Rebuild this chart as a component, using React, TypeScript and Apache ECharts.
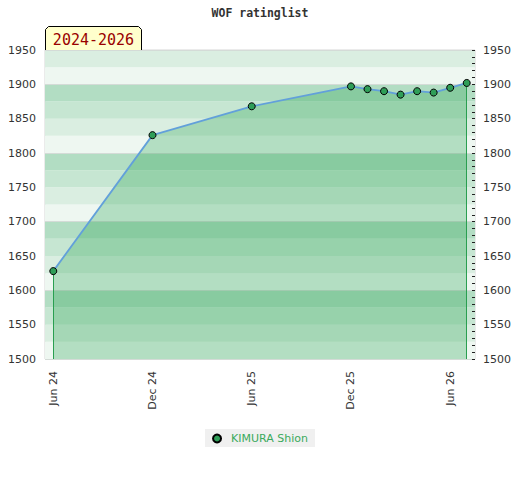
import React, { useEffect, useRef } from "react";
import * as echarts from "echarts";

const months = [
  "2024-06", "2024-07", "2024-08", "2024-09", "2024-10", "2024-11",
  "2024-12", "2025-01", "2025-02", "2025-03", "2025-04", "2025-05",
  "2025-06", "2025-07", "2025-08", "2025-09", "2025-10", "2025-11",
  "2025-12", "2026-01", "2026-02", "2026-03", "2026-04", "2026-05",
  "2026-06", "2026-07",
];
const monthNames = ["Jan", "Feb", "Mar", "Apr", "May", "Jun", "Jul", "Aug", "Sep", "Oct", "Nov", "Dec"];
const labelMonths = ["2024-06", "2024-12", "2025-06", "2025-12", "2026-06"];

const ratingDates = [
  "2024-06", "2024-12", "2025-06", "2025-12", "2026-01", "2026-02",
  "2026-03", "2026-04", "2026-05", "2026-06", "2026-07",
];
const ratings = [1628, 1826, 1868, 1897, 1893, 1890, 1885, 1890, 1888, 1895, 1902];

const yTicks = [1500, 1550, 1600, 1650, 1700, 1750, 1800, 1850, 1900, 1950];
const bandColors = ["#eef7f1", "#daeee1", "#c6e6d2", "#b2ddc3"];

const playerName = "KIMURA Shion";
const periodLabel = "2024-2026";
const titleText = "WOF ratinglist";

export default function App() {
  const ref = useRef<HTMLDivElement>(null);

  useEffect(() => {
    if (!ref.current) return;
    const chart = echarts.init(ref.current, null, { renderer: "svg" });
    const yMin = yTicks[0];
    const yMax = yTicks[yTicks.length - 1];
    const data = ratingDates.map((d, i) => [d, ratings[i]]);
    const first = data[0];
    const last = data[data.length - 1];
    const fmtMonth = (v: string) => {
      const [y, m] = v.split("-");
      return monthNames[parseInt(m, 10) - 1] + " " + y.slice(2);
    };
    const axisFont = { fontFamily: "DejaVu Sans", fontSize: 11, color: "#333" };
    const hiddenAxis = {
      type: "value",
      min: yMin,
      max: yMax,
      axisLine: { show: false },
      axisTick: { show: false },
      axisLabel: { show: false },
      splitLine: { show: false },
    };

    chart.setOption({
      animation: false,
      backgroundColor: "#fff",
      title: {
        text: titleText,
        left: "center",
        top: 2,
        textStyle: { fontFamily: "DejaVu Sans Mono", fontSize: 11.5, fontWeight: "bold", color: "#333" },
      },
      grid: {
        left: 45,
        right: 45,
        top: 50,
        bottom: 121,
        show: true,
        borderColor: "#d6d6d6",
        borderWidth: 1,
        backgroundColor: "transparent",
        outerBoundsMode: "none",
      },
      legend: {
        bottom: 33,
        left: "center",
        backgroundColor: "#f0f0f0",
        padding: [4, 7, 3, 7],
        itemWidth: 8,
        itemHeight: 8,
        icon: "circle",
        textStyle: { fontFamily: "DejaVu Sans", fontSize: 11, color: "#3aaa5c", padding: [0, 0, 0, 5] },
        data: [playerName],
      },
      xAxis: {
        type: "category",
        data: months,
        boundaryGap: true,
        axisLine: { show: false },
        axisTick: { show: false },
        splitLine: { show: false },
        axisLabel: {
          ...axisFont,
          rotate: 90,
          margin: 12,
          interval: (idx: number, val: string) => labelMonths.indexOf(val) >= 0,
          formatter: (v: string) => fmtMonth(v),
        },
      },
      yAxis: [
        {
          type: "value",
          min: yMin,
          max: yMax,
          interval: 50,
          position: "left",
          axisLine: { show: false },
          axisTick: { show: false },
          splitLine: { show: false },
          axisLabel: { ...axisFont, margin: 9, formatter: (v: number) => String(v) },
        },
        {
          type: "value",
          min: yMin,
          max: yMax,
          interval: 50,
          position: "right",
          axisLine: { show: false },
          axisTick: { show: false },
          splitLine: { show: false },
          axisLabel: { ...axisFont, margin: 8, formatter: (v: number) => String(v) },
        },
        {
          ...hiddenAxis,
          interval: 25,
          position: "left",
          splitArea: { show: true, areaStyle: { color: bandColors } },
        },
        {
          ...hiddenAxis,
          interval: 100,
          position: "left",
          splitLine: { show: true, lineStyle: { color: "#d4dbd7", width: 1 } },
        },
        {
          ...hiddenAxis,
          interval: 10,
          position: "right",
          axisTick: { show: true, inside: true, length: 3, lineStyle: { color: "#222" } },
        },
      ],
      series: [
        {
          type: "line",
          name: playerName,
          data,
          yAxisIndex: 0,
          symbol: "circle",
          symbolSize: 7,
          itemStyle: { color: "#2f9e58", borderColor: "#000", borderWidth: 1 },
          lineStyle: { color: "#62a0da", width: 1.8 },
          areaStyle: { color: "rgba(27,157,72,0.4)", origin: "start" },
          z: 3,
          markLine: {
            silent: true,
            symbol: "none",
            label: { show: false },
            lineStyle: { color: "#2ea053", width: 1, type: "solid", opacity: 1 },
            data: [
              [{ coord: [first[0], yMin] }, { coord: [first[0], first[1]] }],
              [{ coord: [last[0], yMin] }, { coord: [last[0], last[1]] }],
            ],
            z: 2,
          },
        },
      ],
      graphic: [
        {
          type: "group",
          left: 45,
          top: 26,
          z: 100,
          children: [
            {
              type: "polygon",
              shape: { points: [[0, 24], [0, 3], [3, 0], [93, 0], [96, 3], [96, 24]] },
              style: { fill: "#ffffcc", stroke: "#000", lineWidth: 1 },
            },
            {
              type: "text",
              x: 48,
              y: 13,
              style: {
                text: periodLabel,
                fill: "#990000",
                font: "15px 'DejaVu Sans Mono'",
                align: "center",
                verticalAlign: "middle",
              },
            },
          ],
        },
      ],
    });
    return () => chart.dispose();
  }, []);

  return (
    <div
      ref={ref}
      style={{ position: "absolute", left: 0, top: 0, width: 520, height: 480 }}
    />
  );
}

=-=-=-=-=

**SET TASK**
Exactly how many lines of the listing above contain the string "React"? Give no more than the number.

**SOLVED PROBLEM**
2